(Problem to solve): Pictures do not belong in the copy, so please give every entry below again exactly.

(Records shown):

* begin *

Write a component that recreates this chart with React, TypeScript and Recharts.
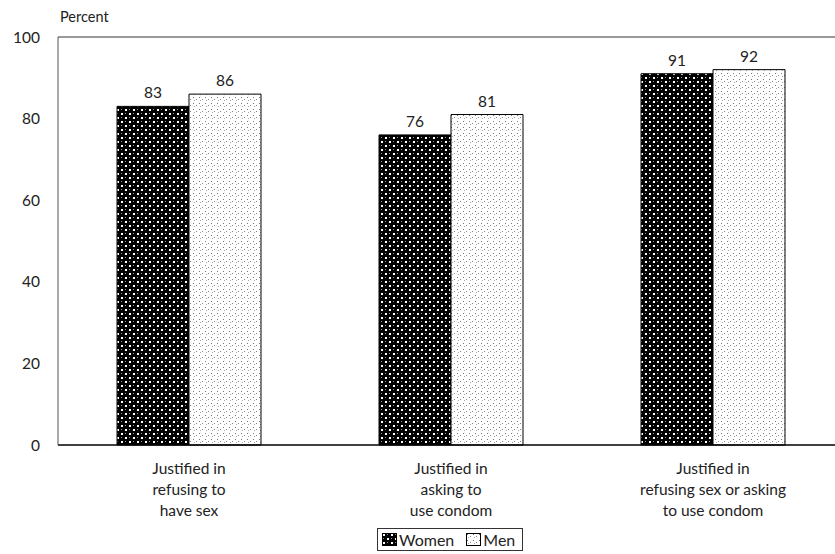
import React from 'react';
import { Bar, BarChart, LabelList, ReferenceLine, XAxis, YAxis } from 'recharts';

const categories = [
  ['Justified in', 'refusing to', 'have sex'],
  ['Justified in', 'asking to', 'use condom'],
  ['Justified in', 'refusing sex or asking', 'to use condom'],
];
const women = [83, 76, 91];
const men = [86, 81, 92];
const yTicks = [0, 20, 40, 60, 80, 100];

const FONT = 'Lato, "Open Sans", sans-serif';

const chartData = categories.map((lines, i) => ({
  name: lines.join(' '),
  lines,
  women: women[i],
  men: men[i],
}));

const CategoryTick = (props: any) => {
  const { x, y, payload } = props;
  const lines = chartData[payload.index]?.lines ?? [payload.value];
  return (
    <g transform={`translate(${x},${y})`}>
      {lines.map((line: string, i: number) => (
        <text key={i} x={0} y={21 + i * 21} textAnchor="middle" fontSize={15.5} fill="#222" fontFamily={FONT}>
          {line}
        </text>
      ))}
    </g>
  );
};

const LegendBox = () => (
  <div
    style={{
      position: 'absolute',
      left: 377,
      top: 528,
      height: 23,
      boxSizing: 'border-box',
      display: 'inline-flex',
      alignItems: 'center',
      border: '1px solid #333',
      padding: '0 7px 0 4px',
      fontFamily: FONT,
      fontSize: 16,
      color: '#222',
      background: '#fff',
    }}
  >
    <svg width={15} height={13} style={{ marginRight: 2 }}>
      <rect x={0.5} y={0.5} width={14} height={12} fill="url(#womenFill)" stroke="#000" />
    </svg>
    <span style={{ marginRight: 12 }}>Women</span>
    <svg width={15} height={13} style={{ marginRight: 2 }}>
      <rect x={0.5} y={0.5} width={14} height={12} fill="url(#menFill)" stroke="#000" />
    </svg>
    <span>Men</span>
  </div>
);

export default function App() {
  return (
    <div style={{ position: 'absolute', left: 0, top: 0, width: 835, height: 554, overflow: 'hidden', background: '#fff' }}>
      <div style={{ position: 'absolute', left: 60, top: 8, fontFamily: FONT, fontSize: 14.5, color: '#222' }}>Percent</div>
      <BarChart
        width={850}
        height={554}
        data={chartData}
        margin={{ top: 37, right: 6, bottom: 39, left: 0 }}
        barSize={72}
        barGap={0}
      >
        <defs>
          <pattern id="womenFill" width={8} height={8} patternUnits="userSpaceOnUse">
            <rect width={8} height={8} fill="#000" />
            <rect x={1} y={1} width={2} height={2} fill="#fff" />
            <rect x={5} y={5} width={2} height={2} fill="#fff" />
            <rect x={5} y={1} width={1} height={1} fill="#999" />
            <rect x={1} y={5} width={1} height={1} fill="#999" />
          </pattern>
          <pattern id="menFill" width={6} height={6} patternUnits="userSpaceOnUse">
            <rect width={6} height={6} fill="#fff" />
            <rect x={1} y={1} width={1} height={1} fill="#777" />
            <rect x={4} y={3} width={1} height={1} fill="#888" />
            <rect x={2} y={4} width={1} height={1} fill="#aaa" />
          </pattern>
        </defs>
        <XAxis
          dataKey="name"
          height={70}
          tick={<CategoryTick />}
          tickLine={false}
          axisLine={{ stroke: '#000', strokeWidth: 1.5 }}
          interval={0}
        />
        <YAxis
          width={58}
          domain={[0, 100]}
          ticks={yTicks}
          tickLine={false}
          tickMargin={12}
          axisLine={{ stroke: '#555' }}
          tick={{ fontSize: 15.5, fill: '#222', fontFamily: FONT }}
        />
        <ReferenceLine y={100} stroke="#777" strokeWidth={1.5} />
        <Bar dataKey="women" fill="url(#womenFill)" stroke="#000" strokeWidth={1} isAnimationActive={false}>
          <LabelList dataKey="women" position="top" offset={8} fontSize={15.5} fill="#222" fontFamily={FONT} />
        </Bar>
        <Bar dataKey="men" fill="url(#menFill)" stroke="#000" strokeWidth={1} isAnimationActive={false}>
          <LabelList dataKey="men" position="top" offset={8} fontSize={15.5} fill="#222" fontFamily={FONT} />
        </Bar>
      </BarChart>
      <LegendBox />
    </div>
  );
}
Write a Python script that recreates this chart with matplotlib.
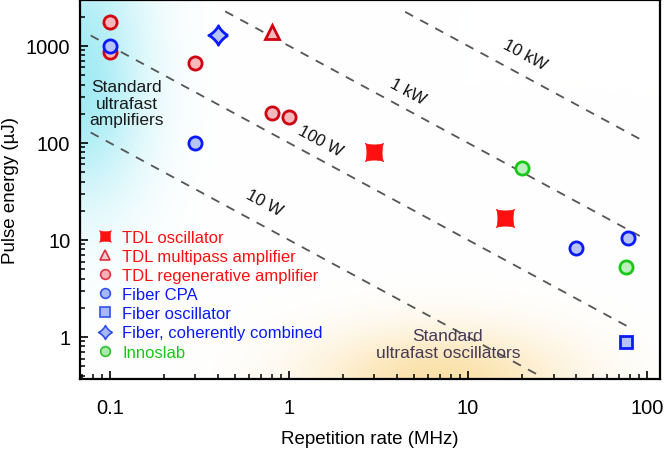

* end *

(The solution):
Write a component that recreates this chart with React, TypeScript and Recharts.
import React from 'react';
import { Bar, BarChart, LabelList, ReferenceLine, XAxis, YAxis } from 'recharts';

const categories = [
  ['Justified in', 'refusing to', 'have sex'],
  ['Justified in', 'asking to', 'use condom'],
  ['Justified in', 'refusing sex or asking', 'to use condom'],
];
const women = [83, 76, 91];
const men = [86, 81, 92];
const yTicks = [0, 20, 40, 60, 80, 100];

const FONT = 'Lato, "Open Sans", sans-serif';

const chartData = categories.map((lines, i) => ({
  name: lines.join(' '),
  lines,
  women: women[i],
  men: men[i],
}));

const CategoryTick = (props: any) => {
  const { x, y, payload } = props;
  const lines = chartData[payload.index]?.lines ?? [payload.value];
  return (
    <g transform={`translate(${x},${y})`}>
      {lines.map((line: string, i: number) => (
        <text key={i} x={0} y={21 + i * 21} textAnchor="middle" fontSize={15.5} fill="#222" fontFamily={FONT}>
          {line}
        </text>
      ))}
    </g>
  );
};

const LegendBox = () => (
  <div
    style={{
      position: 'absolute',
      left: 377,
      top: 528,
      height: 23,
      boxSizing: 'border-box',
      display: 'inline-flex',
      alignItems: 'center',
      border: '1px solid #333',
      padding: '0 7px 0 4px',
      fontFamily: FONT,
      fontSize: 16,
      color: '#222',
      background: '#fff',
    }}
  >
    <svg width={15} height={13} style={{ marginRight: 2 }}>
      <rect x={0.5} y={0.5} width={14} height={12} fill="url(#womenFill)" stroke="#000" />
    </svg>
    <span style={{ marginRight: 12 }}>Women</span>
    <svg width={15} height={13} style={{ marginRight: 2 }}>
      <rect x={0.5} y={0.5} width={14} height={12} fill="url(#menFill)" stroke="#000" />
    </svg>
    <span>Men</span>
  </div>
);

export default function App() {
  return (
    <div style={{ position: 'absolute', left: 0, top: 0, width: 835, height: 554, overflow: 'hidden', background: '#fff' }}>
      <div style={{ position: 'absolute', left: 60, top: 8, fontFamily: FONT, fontSize: 14.5, color: '#222' }}>Percent</div>
      <BarChart
        width={850}
        height={554}
        data={chartData}
        margin={{ top: 37, right: 6, bottom: 39, left: 0 }}
        barSize={72}
        barGap={0}
      >
        <defs>
          <pattern id="womenFill" width={8} height={8} patternUnits="userSpaceOnUse">
            <rect width={8} height={8} fill="#000" />
            <rect x={1} y={1} width={2} height={2} fill="#fff" />
            <rect x={5} y={5} width={2} height={2} fill="#fff" />
            <rect x={5} y={1} width={1} height={1} fill="#999" />
            <rect x={1} y={5} width={1} height={1} fill="#999" />
          </pattern>
          <pattern id="menFill" width={6} height={6} patternUnits="userSpaceOnUse">
            <rect width={6} height={6} fill="#fff" />
            <rect x={1} y={1} width={1} height={1} fill="#777" />
            <rect x={4} y={3} width={1} height={1} fill="#888" />
            <rect x={2} y={4} width={1} height={1} fill="#aaa" />
          </pattern>
        </defs>
        <XAxis
          dataKey="name"
          height={70}
          tick={<CategoryTick />}
          tickLine={false}
          axisLine={{ stroke: '#000', strokeWidth: 1.5 }}
          interval={0}
        />
        <YAxis
          width={58}
          domain={[0, 100]}
          ticks={yTicks}
          tickLine={false}
          tickMargin={12}
          axisLine={{ stroke: '#555' }}
          tick={{ fontSize: 15.5, fill: '#222', fontFamily: FONT }}
        />
        <ReferenceLine y={100} stroke="#777" strokeWidth={1.5} />
        <Bar dataKey="women" fill="url(#womenFill)" stroke="#000" strokeWidth={1} isAnimationActive={false}>
          <LabelList dataKey="women" position="top" offset={8} fontSize={15.5} fill="#222" fontFamily={FONT} />
        </Bar>
        <Bar dataKey="men" fill="url(#menFill)" stroke="#000" strokeWidth={1} isAnimationActive={false}>
          <LabelList dataKey="men" position="top" offset={8} fontSize={15.5} fill="#222" fontFamily={FONT} />
        </Bar>
      </BarChart>
      <LegendBox />
    </div>
  );
}
Write a Python script that recreates this chart with matplotlib.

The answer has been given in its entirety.